- _YOUR GOAL_
Leave out the pictures and repeat the rest of the material exactly.

- _RECORDS FOR THIS EXERCISE_

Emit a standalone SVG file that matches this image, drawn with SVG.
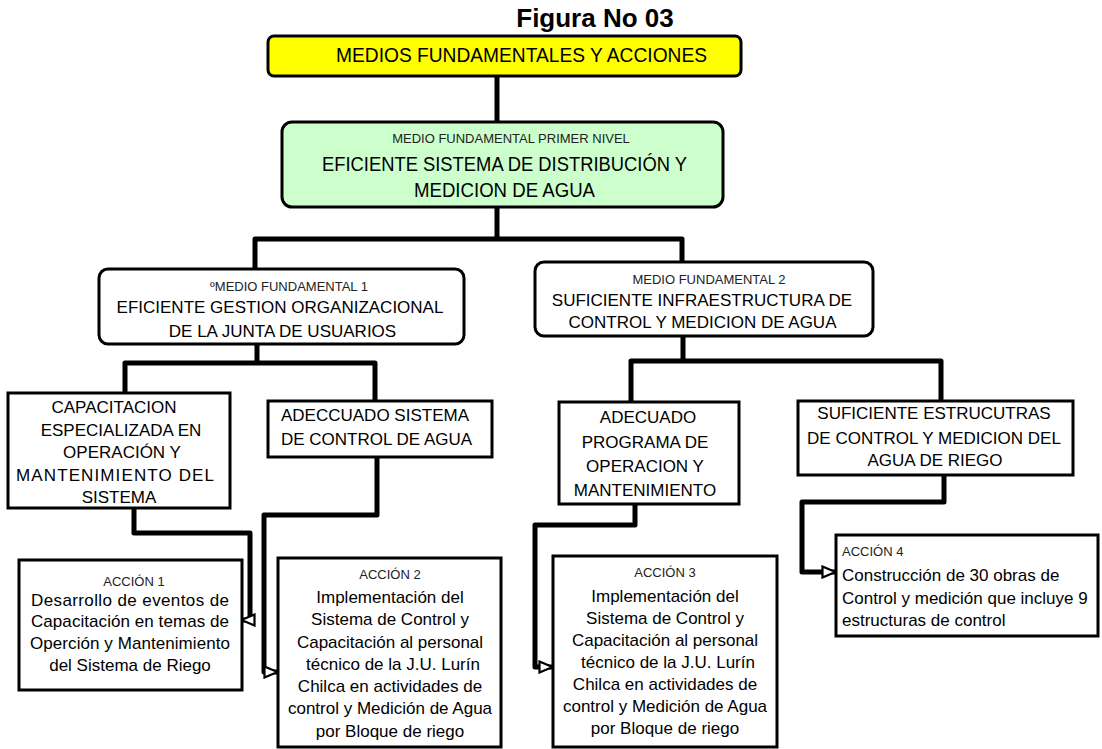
<svg xmlns="http://www.w3.org/2000/svg" width="1102" height="749" viewBox="0 0 1102 749">
<style>
text{font-family:"Liberation Sans",Arial,sans-serif;fill:#000}
.t{font-size:17px}
.s{font-size:13px;fill:#222}
.m{text-anchor:middle}
.box{fill:#fff;stroke:#000;stroke-width:3}
.tree{fill:none;stroke:#000;stroke-width:5;stroke-linejoin:round}
.arr{fill:none;stroke:#000;stroke-width:5;stroke-linejoin:round}
</style>
<defs>
<marker id="ah" markerUnits="userSpaceOnUse" viewBox="0 0 16 14" refX="15" refY="7" markerWidth="16" markerHeight="14" orient="auto">
<path d="M1.5,1.5 L14.5,7 L1.5,12.5 Z" fill="#fff" stroke="#000" stroke-width="2.2"/>
</marker>
</defs>
<rect width="1102" height="749" fill="#fff"/>
<text x="595" y="27" class="m" style="font-size:26px;font-weight:bold">Figura No 03</text>

<g id="connectors">
<path class="tree" d="M497,76 V122"/>
<path class="tree" d="M497,207 V239 M255,269 V239 H682 V262"/>
<path class="tree" d="M257,344 V363 M125,393 V363 H375 V401"/>
<path class="tree" d="M683,336 V361 M631,402 V361 H941 V401"/>
<path class="arr" d="M134,508 V533 H250 V620 H241" marker-end="url(#ah)"/>
<path class="arr" d="M377,457 V515 H264 V672 H278" marker-end="url(#ah)"/>
<path class="arr" d="M635,504 V525 H535 V667 H553" marker-end="url(#ah)"/>
<path class="arr" d="M944,475 V502 H802 V572 H836" marker-end="url(#ah)"/>
</g>

<g id="root">
<rect x="268" y="36" width="473" height="40" rx="6" fill="#ffff00" stroke="#000" stroke-width="3"/>
<text x="521.5" y="62" class="m" style="font-size:20px" textLength="371" lengthAdjust="spacingAndGlyphs">MEDIOS FUNDAMENTALES Y ACCIONES</text>
</g>

<g id="mf-primer-nivel">
<rect x="282" y="122" width="441" height="85" rx="10" fill="#ccffcc" stroke="#000" stroke-width="3"/>
<text x="511" y="143" class="s m">MEDIO FUNDAMENTAL PRIMER NIVEL</text>
<text x="504.5" y="171" class="m" style="font-size:20px" textLength="365" lengthAdjust="spacingAndGlyphs">EFICIENTE SISTEMA DE DISTRIBUCIÓN Y</text>
<text x="504.5" y="197" class="m" style="font-size:20px" textLength="181" lengthAdjust="spacingAndGlyphs">MEDICION DE AGUA</text>
</g>

<g id="mf1">
<rect x="99" y="269" width="365" height="75" rx="9" class="box"/>
<text x="289" y="291" class="s m">ºMEDIO FUNDAMENTAL 1</text>
<text x="280" y="313" class="t m">EFICIENTE GESTION ORGANIZACIONAL</text>
<text x="282.5" y="337" class="t m">DE LA JUNTA DE USUARIOS</text>
</g>

<g id="mf2">
<rect x="535" y="262" width="338" height="74" rx="9" class="box"/>
<text x="709" y="284" class="s m">MEDIO FUNDAMENTAL 2</text>
<text x="702" y="306" class="t m">SUFICIENTE INFRAESTRUCTURA DE</text>
<text x="702.5" y="328" class="t m">CONTROL Y MEDICION DE AGUA</text>
</g>

<g id="capacitacion">
<rect x="8" y="393" width="222" height="115" class="box"/>
<text x="114" y="413" class="t m">CAPACITACION</text>
<text x="121" y="436" class="t m">ESPECIALIZADA EN</text>
<text x="122" y="458" class="t m">OPERACIÓN Y</text>
<text x="115" y="481" class="t m" textLength="198" lengthAdjust="spacing">MANTENIMIENTO DEL</text>
<text x="119" y="503" class="t m">SISTEMA</text>
</g>

<g id="adeccuado-sistema">
<rect x="268" y="401" width="224" height="56" class="box"/>
<text x="281" y="421" class="t">ADECCUADO SISTEMA</text>
<text x="281" y="445" class="t">DE CONTROL DE AGUA</text>
</g>

<g id="adecuado-programa">
<rect x="559" y="402" width="180" height="102" class="box"/>
<text x="648" y="423" class="t m">ADECUADO</text>
<text x="645" y="447.5" class="t m">PROGRAMA DE</text>
<text x="645" y="472" class="t m">OPERACION Y</text>
<text x="645" y="496" class="t m">MANTENIMIENTO</text>
</g>

<g id="suficiente-estructuras">
<rect x="798" y="401" width="275" height="74" class="box"/>
<text x="934" y="419" class="t m">SUFICIENTE ESTRUCUTRAS</text>
<text x="934" y="444" class="t m">DE CONTROL Y MEDICION DEL</text>
<text x="935" y="466" class="t m">AGUA DE RIEGO</text>
</g>

<g id="accion1">
<rect x="19" y="560" width="223" height="130" class="box"/>
<text x="134" y="586" class="s m">ACCIÓN 1</text>
<text x="130" y="606" class="t m" textLength="198" lengthAdjust="spacing">Desarrollo de eventos de</text>
<text x="130" y="627" class="t m" textLength="198" lengthAdjust="spacing">Capacitación en temas de</text>
<text x="130" y="649" class="t m" textLength="200" lengthAdjust="spacing">Operción y Mantenimiento</text>
<text x="130" y="671" class="t m">del Sistema de Riego</text>
</g>

<g id="accion2">
<rect x="278" y="558" width="223" height="189" class="box"/>
<text x="390" y="579" class="s m">ACCIÓN 2</text>
<text x="390" y="603" class="t m">Implementación del</text>
<text x="390" y="625" class="t m">Sistema de Control y</text>
<text x="390" y="648" class="t m">Capacitación al personal</text>
<text x="393" y="670" class="t m">técnico de la J.U. Lurín</text>
<text x="390" y="692" class="t m">Chilca en actividades de</text>
<text x="390" y="714" class="t m">control y Medición de Agua</text>
<text x="390" y="737" class="t m">por Bloque de riego</text>
</g>

<g id="accion3">
<rect x="553" y="556" width="224" height="191" class="box"/>
<text x="665" y="577" class="s m">ACCIÓN 3</text>
<text x="665" y="602" class="t m">Implementación del</text>
<text x="665" y="624" class="t m">Sistema de Control y</text>
<text x="665" y="646" class="t m">Capacitación al personal</text>
<text x="668" y="668" class="t m">técnico de la J.U. Lurín</text>
<text x="665" y="690" class="t m">Chilca en actividades de</text>
<text x="665" y="712" class="t m">control y Medición de Agua</text>
<text x="665" y="734" class="t m">por Bloque de riego</text>
</g>

<g id="accion4">
<rect x="836" y="535" width="262" height="101" class="box"/>
<text x="842" y="556" class="s">ACCIÓN 4</text>
<text x="842" y="581" class="t">Construcción de 30 obras de</text>
<text x="842" y="604" class="t">Control y medición que incluye 9</text>
<text x="842" y="626" class="t">estructuras de control</text>
</g>
</svg>
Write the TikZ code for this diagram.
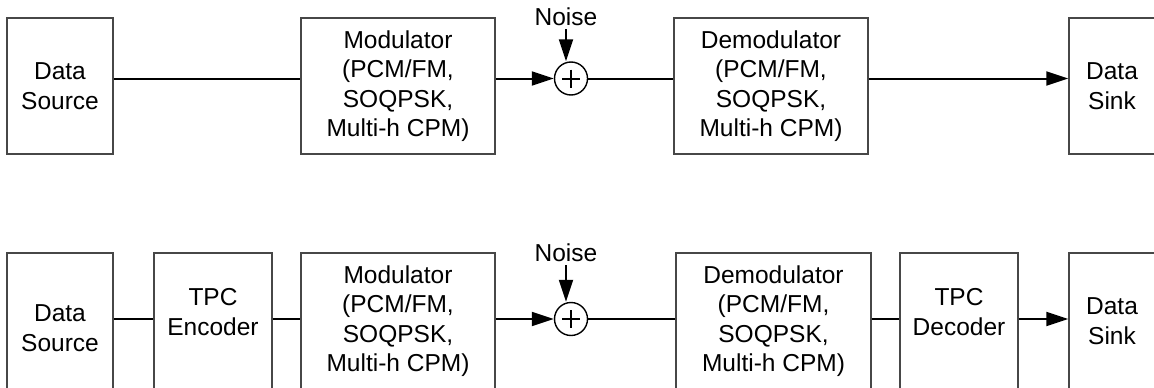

- _EXERCISE SOLUTION_
Emit a standalone SVG file that matches this image, drawn with SVG.
<svg xmlns="http://www.w3.org/2000/svg" width="1102" height="749" viewBox="0 0 1102 749">
<style>
text{font-family:"Liberation Sans",Arial,sans-serif;fill:#000}
.t{font-size:17px}
.s{font-size:13px;fill:#222}
.m{text-anchor:middle}
.box{fill:#fff;stroke:#000;stroke-width:3}
.tree{fill:none;stroke:#000;stroke-width:5;stroke-linejoin:round}
.arr{fill:none;stroke:#000;stroke-width:5;stroke-linejoin:round}
</style>
<defs>
<marker id="ah" markerUnits="userSpaceOnUse" viewBox="0 0 16 14" refX="15" refY="7" markerWidth="16" markerHeight="14" orient="auto">
<path d="M1.5,1.5 L14.5,7 L1.5,12.5 Z" fill="#fff" stroke="#000" stroke-width="2.2"/>
</marker>
</defs>
<rect width="1102" height="749" fill="#fff"/>
<text x="595" y="27" class="m" style="font-size:26px;font-weight:bold">Figura No 03</text>

<g id="connectors">
<path class="tree" d="M497,76 V122"/>
<path class="tree" d="M497,207 V239 M255,269 V239 H682 V262"/>
<path class="tree" d="M257,344 V363 M125,393 V363 H375 V401"/>
<path class="tree" d="M683,336 V361 M631,402 V361 H941 V401"/>
<path class="arr" d="M134,508 V533 H250 V620 H241" marker-end="url(#ah)"/>
<path class="arr" d="M377,457 V515 H264 V672 H278" marker-end="url(#ah)"/>
<path class="arr" d="M635,504 V525 H535 V667 H553" marker-end="url(#ah)"/>
<path class="arr" d="M944,475 V502 H802 V572 H836" marker-end="url(#ah)"/>
</g>

<g id="root">
<rect x="268" y="36" width="473" height="40" rx="6" fill="#ffff00" stroke="#000" stroke-width="3"/>
<text x="521.5" y="62" class="m" style="font-size:20px" textLength="371" lengthAdjust="spacingAndGlyphs">MEDIOS FUNDAMENTALES Y ACCIONES</text>
</g>

<g id="mf-primer-nivel">
<rect x="282" y="122" width="441" height="85" rx="10" fill="#ccffcc" stroke="#000" stroke-width="3"/>
<text x="511" y="143" class="s m">MEDIO FUNDAMENTAL PRIMER NIVEL</text>
<text x="504.5" y="171" class="m" style="font-size:20px" textLength="365" lengthAdjust="spacingAndGlyphs">EFICIENTE SISTEMA DE DISTRIBUCIÓN Y</text>
<text x="504.5" y="197" class="m" style="font-size:20px" textLength="181" lengthAdjust="spacingAndGlyphs">MEDICION DE AGUA</text>
</g>

<g id="mf1">
<rect x="99" y="269" width="365" height="75" rx="9" class="box"/>
<text x="289" y="291" class="s m">ºMEDIO FUNDAMENTAL 1</text>
<text x="280" y="313" class="t m">EFICIENTE GESTION ORGANIZACIONAL</text>
<text x="282.5" y="337" class="t m">DE LA JUNTA DE USUARIOS</text>
</g>

<g id="mf2">
<rect x="535" y="262" width="338" height="74" rx="9" class="box"/>
<text x="709" y="284" class="s m">MEDIO FUNDAMENTAL 2</text>
<text x="702" y="306" class="t m">SUFICIENTE INFRAESTRUCTURA DE</text>
<text x="702.5" y="328" class="t m">CONTROL Y MEDICION DE AGUA</text>
</g>

<g id="capacitacion">
<rect x="8" y="393" width="222" height="115" class="box"/>
<text x="114" y="413" class="t m">CAPACITACION</text>
<text x="121" y="436" class="t m">ESPECIALIZADA EN</text>
<text x="122" y="458" class="t m">OPERACIÓN Y</text>
<text x="115" y="481" class="t m" textLength="198" lengthAdjust="spacing">MANTENIMIENTO DEL</text>
<text x="119" y="503" class="t m">SISTEMA</text>
</g>

<g id="adeccuado-sistema">
<rect x="268" y="401" width="224" height="56" class="box"/>
<text x="281" y="421" class="t">ADECCUADO SISTEMA</text>
<text x="281" y="445" class="t">DE CONTROL DE AGUA</text>
</g>

<g id="adecuado-programa">
<rect x="559" y="402" width="180" height="102" class="box"/>
<text x="648" y="423" class="t m">ADECUADO</text>
<text x="645" y="447.5" class="t m">PROGRAMA DE</text>
<text x="645" y="472" class="t m">OPERACION Y</text>
<text x="645" y="496" class="t m">MANTENIMIENTO</text>
</g>

<g id="suficiente-estructuras">
<rect x="798" y="401" width="275" height="74" class="box"/>
<text x="934" y="419" class="t m">SUFICIENTE ESTRUCUTRAS</text>
<text x="934" y="444" class="t m">DE CONTROL Y MEDICION DEL</text>
<text x="935" y="466" class="t m">AGUA DE RIEGO</text>
</g>

<g id="accion1">
<rect x="19" y="560" width="223" height="130" class="box"/>
<text x="134" y="586" class="s m">ACCIÓN 1</text>
<text x="130" y="606" class="t m" textLength="198" lengthAdjust="spacing">Desarrollo de eventos de</text>
<text x="130" y="627" class="t m" textLength="198" lengthAdjust="spacing">Capacitación en temas de</text>
<text x="130" y="649" class="t m" textLength="200" lengthAdjust="spacing">Operción y Mantenimiento</text>
<text x="130" y="671" class="t m">del Sistema de Riego</text>
</g>

<g id="accion2">
<rect x="278" y="558" width="223" height="189" class="box"/>
<text x="390" y="579" class="s m">ACCIÓN 2</text>
<text x="390" y="603" class="t m">Implementación del</text>
<text x="390" y="625" class="t m">Sistema de Control y</text>
<text x="390" y="648" class="t m">Capacitación al personal</text>
<text x="393" y="670" class="t m">técnico de la J.U. Lurín</text>
<text x="390" y="692" class="t m">Chilca en actividades de</text>
<text x="390" y="714" class="t m">control y Medición de Agua</text>
<text x="390" y="737" class="t m">por Bloque de riego</text>
</g>

<g id="accion3">
<rect x="553" y="556" width="224" height="191" class="box"/>
<text x="665" y="577" class="s m">ACCIÓN 3</text>
<text x="665" y="602" class="t m">Implementación del</text>
<text x="665" y="624" class="t m">Sistema de Control y</text>
<text x="665" y="646" class="t m">Capacitación al personal</text>
<text x="668" y="668" class="t m">técnico de la J.U. Lurín</text>
<text x="665" y="690" class="t m">Chilca en actividades de</text>
<text x="665" y="712" class="t m">control y Medición de Agua</text>
<text x="665" y="734" class="t m">por Bloque de riego</text>
</g>

<g id="accion4">
<rect x="836" y="535" width="262" height="101" class="box"/>
<text x="842" y="556" class="s">ACCIÓN 4</text>
<text x="842" y="581" class="t">Construcción de 30 obras de</text>
<text x="842" y="604" class="t">Control y medición que incluye 9</text>
<text x="842" y="626" class="t">estructuras de control</text>
</g>
</svg>
Write the TikZ code for this diagram.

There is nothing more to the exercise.